**Exercise task:**
All of the lines below are to be transcribed faithfully, with pictures excluded from the copy.

**Source excerpt:**
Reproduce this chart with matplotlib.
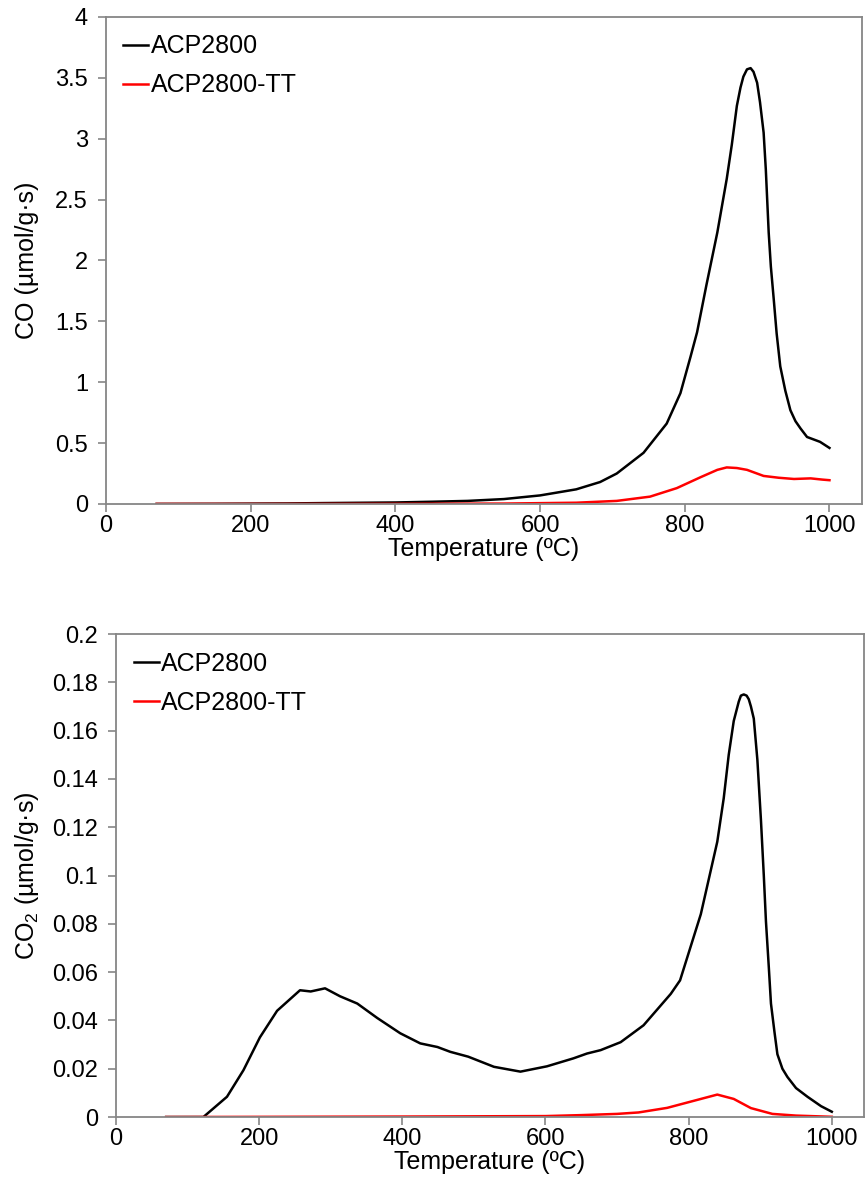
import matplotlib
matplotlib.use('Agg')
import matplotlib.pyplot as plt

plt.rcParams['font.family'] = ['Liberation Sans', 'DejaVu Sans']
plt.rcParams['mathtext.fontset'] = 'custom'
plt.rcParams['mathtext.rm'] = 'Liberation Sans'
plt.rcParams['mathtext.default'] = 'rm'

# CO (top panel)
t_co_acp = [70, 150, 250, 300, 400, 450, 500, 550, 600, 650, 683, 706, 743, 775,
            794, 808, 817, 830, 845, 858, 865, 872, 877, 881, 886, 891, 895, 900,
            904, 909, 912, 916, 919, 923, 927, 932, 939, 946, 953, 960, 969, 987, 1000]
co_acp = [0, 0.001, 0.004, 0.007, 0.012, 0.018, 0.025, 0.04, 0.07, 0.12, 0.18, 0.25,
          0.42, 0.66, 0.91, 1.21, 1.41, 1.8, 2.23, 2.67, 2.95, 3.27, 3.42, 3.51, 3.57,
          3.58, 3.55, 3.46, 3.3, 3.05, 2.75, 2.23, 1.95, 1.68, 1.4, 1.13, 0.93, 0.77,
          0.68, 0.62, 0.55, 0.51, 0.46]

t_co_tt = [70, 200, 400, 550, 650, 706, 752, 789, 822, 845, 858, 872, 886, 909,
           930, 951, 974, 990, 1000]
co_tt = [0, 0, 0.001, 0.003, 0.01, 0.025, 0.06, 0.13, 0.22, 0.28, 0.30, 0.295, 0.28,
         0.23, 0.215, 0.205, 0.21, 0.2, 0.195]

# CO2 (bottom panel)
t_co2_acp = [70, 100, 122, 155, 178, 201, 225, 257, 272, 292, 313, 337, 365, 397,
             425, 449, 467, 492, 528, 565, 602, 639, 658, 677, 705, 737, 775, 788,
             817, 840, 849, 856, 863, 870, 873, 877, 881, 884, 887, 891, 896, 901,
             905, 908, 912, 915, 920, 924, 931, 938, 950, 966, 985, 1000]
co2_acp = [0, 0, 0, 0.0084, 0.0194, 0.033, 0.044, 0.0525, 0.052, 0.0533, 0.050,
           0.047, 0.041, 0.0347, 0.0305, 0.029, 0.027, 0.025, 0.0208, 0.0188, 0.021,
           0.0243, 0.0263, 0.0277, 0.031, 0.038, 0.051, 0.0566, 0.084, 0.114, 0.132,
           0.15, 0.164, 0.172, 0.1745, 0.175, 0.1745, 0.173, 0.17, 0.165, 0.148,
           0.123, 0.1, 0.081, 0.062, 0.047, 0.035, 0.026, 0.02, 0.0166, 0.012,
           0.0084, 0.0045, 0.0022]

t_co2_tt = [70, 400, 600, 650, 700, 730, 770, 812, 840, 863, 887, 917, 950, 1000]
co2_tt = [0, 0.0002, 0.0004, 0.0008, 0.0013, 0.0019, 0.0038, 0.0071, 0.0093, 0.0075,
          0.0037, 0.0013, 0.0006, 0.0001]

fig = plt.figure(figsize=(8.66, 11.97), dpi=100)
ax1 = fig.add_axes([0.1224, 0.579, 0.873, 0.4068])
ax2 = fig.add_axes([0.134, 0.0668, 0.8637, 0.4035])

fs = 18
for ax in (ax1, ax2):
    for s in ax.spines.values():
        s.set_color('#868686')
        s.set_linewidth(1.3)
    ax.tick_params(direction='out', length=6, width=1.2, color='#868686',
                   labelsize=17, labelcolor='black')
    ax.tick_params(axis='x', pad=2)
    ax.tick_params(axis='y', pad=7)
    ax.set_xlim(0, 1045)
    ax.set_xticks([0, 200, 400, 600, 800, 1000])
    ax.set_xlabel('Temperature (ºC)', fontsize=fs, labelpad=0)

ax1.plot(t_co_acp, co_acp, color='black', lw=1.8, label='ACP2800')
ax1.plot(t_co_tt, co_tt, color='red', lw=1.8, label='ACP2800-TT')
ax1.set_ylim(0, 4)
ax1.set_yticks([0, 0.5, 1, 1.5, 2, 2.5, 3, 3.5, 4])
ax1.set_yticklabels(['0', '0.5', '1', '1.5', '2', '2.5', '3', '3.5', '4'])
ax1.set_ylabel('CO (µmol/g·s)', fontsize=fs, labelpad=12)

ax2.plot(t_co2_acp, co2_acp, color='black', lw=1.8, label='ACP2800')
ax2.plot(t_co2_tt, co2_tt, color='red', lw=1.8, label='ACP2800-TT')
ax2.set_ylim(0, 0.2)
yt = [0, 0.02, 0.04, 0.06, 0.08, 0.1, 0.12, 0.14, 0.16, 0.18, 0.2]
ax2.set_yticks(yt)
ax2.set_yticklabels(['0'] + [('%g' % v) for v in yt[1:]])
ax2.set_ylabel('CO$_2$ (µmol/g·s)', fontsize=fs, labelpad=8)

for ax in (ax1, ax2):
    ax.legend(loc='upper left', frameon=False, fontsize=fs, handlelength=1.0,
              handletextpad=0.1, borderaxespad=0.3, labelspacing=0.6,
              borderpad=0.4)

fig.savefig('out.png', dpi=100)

**The reply:**
Reproduce this chart with matplotlib.
import matplotlib
matplotlib.use('Agg')
import matplotlib.pyplot as plt

plt.rcParams['font.family'] = ['Liberation Sans', 'DejaVu Sans']
plt.rcParams['mathtext.fontset'] = 'custom'
plt.rcParams['mathtext.rm'] = 'Liberation Sans'
plt.rcParams['mathtext.default'] = 'rm'

# CO (top panel)
t_co_acp = [70, 150, 250, 300, 400, 450, 500, 550, 600, 650, 683, 706, 743, 775,
            794, 808, 817, 830, 845, 858, 865, 872, 877, 881, 886, 891, 895, 900,
            904, 909, 912, 916, 919, 923, 927, 932, 939, 946, 953, 960, 969, 987, 1000]
co_acp = [0, 0.001, 0.004, 0.007, 0.012, 0.018, 0.025, 0.04, 0.07, 0.12, 0.18, 0.25,
          0.42, 0.66, 0.91, 1.21, 1.41, 1.8, 2.23, 2.67, 2.95, 3.27, 3.42, 3.51, 3.57,
          3.58, 3.55, 3.46, 3.3, 3.05, 2.75, 2.23, 1.95, 1.68, 1.4, 1.13, 0.93, 0.77,
          0.68, 0.62, 0.55, 0.51, 0.46]

t_co_tt = [70, 200, 400, 550, 650, 706, 752, 789, 822, 845, 858, 872, 886, 909,
           930, 951, 974, 990, 1000]
co_tt = [0, 0, 0.001, 0.003, 0.01, 0.025, 0.06, 0.13, 0.22, 0.28, 0.30, 0.295, 0.28,
         0.23, 0.215, 0.205, 0.21, 0.2, 0.195]

# CO2 (bottom panel)
t_co2_acp = [70, 100, 122, 155, 178, 201, 225, 257, 272, 292, 313, 337, 365, 397,
             425, 449, 467, 492, 528, 565, 602, 639, 658, 677, 705, 737, 775, 788,
             817, 840, 849, 856, 863, 870, 873, 877, 881, 884, 887, 891, 896, 901,
             905, 908, 912, 915, 920, 924, 931, 938, 950, 966, 985, 1000]
co2_acp = [0, 0, 0, 0.0084, 0.0194, 0.033, 0.044, 0.0525, 0.052, 0.0533, 0.050,
           0.047, 0.041, 0.0347, 0.0305, 0.029, 0.027, 0.025, 0.0208, 0.0188, 0.021,
           0.0243, 0.0263, 0.0277, 0.031, 0.038, 0.051, 0.0566, 0.084, 0.114, 0.132,
           0.15, 0.164, 0.172, 0.1745, 0.175, 0.1745, 0.173, 0.17, 0.165, 0.148,
           0.123, 0.1, 0.081, 0.062, 0.047, 0.035, 0.026, 0.02, 0.0166, 0.012,
           0.0084, 0.0045, 0.0022]

t_co2_tt = [70, 400, 600, 650, 700, 730, 770, 812, 840, 863, 887, 917, 950, 1000]
co2_tt = [0, 0.0002, 0.0004, 0.0008, 0.0013, 0.0019, 0.0038, 0.0071, 0.0093, 0.0075,
          0.0037, 0.0013, 0.0006, 0.0001]

fig = plt.figure(figsize=(8.66, 11.97), dpi=100)
ax1 = fig.add_axes([0.1224, 0.579, 0.873, 0.4068])
ax2 = fig.add_axes([0.134, 0.0668, 0.8637, 0.4035])

fs = 18
for ax in (ax1, ax2):
    for s in ax.spines.values():
        s.set_color('#868686')
        s.set_linewidth(1.3)
    ax.tick_params(direction='out', length=6, width=1.2, color='#868686',
                   labelsize=17, labelcolor='black')
    ax.tick_params(axis='x', pad=2)
    ax.tick_params(axis='y', pad=7)
    ax.set_xlim(0, 1045)
    ax.set_xticks([0, 200, 400, 600, 800, 1000])
    ax.set_xlabel('Temperature (ºC)', fontsize=fs, labelpad=0)

ax1.plot(t_co_acp, co_acp, color='black', lw=1.8, label='ACP2800')
ax1.plot(t_co_tt, co_tt, color='red', lw=1.8, label='ACP2800-TT')
ax1.set_ylim(0, 4)
ax1.set_yticks([0, 0.5, 1, 1.5, 2, 2.5, 3, 3.5, 4])
ax1.set_yticklabels(['0', '0.5', '1', '1.5', '2', '2.5', '3', '3.5', '4'])
ax1.set_ylabel('CO (µmol/g·s)', fontsize=fs, labelpad=12)

ax2.plot(t_co2_acp, co2_acp, color='black', lw=1.8, label='ACP2800')
ax2.plot(t_co2_tt, co2_tt, color='red', lw=1.8, label='ACP2800-TT')
ax2.set_ylim(0, 0.2)
yt = [0, 0.02, 0.04, 0.06, 0.08, 0.1, 0.12, 0.14, 0.16, 0.18, 0.2]
ax2.set_yticks(yt)
ax2.set_yticklabels(['0'] + [('%g' % v) for v in yt[1:]])
ax2.set_ylabel('CO$_2$ (µmol/g·s)', fontsize=fs, labelpad=8)

for ax in (ax1, ax2):
    ax.legend(loc='upper left', frameon=False, fontsize=fs, handlelength=1.0,
              handletextpad=0.1, borderaxespad=0.3, labelspacing=0.6,
              borderpad=0.4)

fig.savefig('out.png', dpi=100)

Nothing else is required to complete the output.